[Task inputs]:
---*---

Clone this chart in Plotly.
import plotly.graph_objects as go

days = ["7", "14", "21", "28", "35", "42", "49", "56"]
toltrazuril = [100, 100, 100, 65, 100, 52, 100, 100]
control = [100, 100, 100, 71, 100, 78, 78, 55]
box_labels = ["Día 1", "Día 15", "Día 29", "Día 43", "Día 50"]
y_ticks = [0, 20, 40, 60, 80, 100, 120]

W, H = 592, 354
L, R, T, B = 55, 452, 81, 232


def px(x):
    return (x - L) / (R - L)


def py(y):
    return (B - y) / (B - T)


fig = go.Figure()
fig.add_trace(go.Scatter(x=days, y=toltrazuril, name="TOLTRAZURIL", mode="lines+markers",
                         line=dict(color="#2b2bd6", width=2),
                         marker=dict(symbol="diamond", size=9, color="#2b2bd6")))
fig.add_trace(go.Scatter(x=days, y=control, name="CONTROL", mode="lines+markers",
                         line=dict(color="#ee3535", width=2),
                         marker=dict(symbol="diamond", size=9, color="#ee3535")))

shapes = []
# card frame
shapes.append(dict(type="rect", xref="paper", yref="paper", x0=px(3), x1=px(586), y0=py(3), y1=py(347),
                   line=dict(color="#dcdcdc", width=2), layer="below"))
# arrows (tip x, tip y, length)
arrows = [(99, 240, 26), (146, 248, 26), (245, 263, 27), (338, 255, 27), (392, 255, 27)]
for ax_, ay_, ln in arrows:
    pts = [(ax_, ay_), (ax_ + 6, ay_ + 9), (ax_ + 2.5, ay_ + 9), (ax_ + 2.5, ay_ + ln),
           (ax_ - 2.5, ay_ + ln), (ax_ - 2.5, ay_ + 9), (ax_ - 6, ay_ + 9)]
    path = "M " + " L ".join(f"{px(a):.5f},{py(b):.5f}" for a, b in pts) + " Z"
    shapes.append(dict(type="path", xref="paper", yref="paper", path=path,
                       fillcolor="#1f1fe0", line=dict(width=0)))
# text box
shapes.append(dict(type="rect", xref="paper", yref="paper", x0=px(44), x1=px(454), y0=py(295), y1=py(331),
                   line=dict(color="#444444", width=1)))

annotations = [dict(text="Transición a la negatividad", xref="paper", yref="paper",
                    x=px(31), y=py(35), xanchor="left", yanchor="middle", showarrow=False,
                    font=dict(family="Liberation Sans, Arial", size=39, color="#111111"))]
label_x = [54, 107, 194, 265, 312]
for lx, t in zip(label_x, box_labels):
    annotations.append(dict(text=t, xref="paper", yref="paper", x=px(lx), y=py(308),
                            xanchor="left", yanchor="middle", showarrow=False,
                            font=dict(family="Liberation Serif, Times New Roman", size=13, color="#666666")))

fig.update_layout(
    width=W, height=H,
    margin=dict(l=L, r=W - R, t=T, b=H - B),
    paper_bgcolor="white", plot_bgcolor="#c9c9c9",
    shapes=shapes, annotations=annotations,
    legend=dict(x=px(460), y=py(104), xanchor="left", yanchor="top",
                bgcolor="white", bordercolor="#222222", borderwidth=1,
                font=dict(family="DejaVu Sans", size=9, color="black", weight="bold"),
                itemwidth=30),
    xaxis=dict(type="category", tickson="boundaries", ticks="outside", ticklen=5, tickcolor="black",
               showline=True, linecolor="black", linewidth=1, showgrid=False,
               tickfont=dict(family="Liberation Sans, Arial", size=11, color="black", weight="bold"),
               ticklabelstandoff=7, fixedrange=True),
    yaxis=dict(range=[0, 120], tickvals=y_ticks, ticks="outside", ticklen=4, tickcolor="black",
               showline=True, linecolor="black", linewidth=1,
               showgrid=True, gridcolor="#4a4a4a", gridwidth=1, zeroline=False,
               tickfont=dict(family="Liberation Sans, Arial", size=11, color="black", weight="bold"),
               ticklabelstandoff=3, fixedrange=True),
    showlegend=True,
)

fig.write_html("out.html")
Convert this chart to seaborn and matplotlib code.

---*---

[What needs to be done]: Your output should consist solely of the lines from the beginning of the entries through the line containing "import plotly.graph_objects as go", reproduced exactly.

[Task answer]:
Clone this chart in Plotly.
import plotly.graph_objects as go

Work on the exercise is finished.